Attempts to get down to business, and the apparent blockages in the female pathway from mini rugby at Fethard RFC to a Six Nations super Saturday, prompts Wall to talk about the Give It A Try programme that has Canterbury and the IRFU providing a “safe and fun” introduction to the game for girls aged eight to 14.

“Funnily enough, there was rugby in my school but only in fifth and sixth year, so yeah, we didn’t have it for second and third year.

“Aine Staunton, who played for Munster, was my basketball coach in school. She said to me ‘you need to give rugby a go’ after I had been fouled out of a few games.

“In the Pres in Thurles – and it is probably the same in all girls’ schools – there is a huge amount of talent. The GAA players have all the ball and kicking skills and they are tough. Like, tough girls.

“Especially in my school you had players with county representation. My friend Grace O’Donnell would have played camogie for Kilkenny and she was a jockey. A supreme athlete, her feet were ridiculous, so I got her into the rugby.

“I’d go around to the different classes and pull all the really good athletes. The GAA coaches weren’t too fond of me but we got a serious team going and I remember one of the nuns grabbed my arm one day and went [Wall switches to her holiest accent]: ‘Now Dorothy, this rugby you are playing, is it full contact?’

“’Yes sister, it is full contact.’

“And she’s like: ‘That’s great!’”

If you are not laughing at the story you are laughing at the way Wall tells it.

“She was delighted that we were going out there, and we made it to two All-Ireland finals and lost them to Gorey. It absolutely broke my heart. We had never put our bodies on the line in Donnybrook – well, I have since – but the girls really bought into it and I absolutely love that part of rugby.

“That’s why the Give It A Try is great, because we are targeting that younger audience so when they go into schools or clubs they won’t get hurt because they have the tackle tech, they’ll know where to put their heads and how to present the ball.

“That is the pathway everyone is harping on about; grassroots and fuelling the next generation of internationals. It is very important that the programme is in place.”

Wall has spoken previously about her family’s sporting pedigree, and she never misses the opportunity to drag her father over the coals.

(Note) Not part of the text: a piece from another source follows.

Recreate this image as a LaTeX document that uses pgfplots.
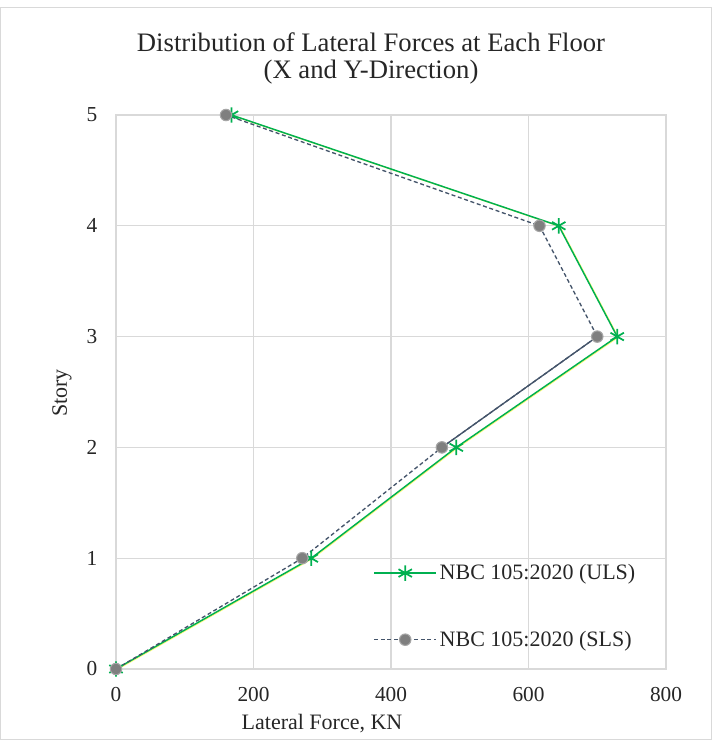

“Oh God my Dad got some slagging about that,” she roars about a recent interview in the Irish Independent where she revealed Anthony Wall’s nickname is Baby Jesus.

The mystery will not be solved here but it could have been Tipperary folk borrowing the title bestowed upon Cork’s Tony O’Sullivan.

“I think Dad was marking DJ Carey in the under-21 final and he played out of his skin and people were comparing him to this other hurler. And he was the ‘Baby Jesus’ of that other hurler. It never left him and I think it is absolutely hilarious because he gets so embarrassed whenever I say it!

“I’d be walking with him and some bald lad across the road would be yelling ‘Baby Jesus’ and you’d be thinking ‘what is going on here?’”

Wall senior also offers a cautionary tale for his daughter’s career.

“My Dad would have played a very high level of sport and everyone wanted a piece of him. Maybe there was a point where he didn’t enjoy his sport because he was playing football and hurling and when he got into rugby maybe they were not too happy. He was being pulled out of it in every sense. I think he stopped enjoying it because he was so burnt out. So he never wanted me not to enjoy it.

“Without being qualified as a mental coach he is very horizontal and that is good for me, as it keeps me calm, keeps it all subjective. I am very thankful to have him there with all his experience and knowledge.”

Ireland’s qualifying tournament to reach next year’s World Cup in New Zealand will probably happen in September. A warm-up Test match is a possibility, but Wall loves the idea of a fire and brimstone interpro series in August, as much to shine a spotlight on unseen talent.

“I know so many girls in Munster, and Béibhinn [Parsons] would say the same in Connacht, that we played with at underage but haven’t been picked up. I think it would be a great opportunity for the other girls and to widen the player pool.

“I played with a girl called Claire Bennett now in Limerick and it is widely known that she is a wrecking ball.”

Another one would always be welcome.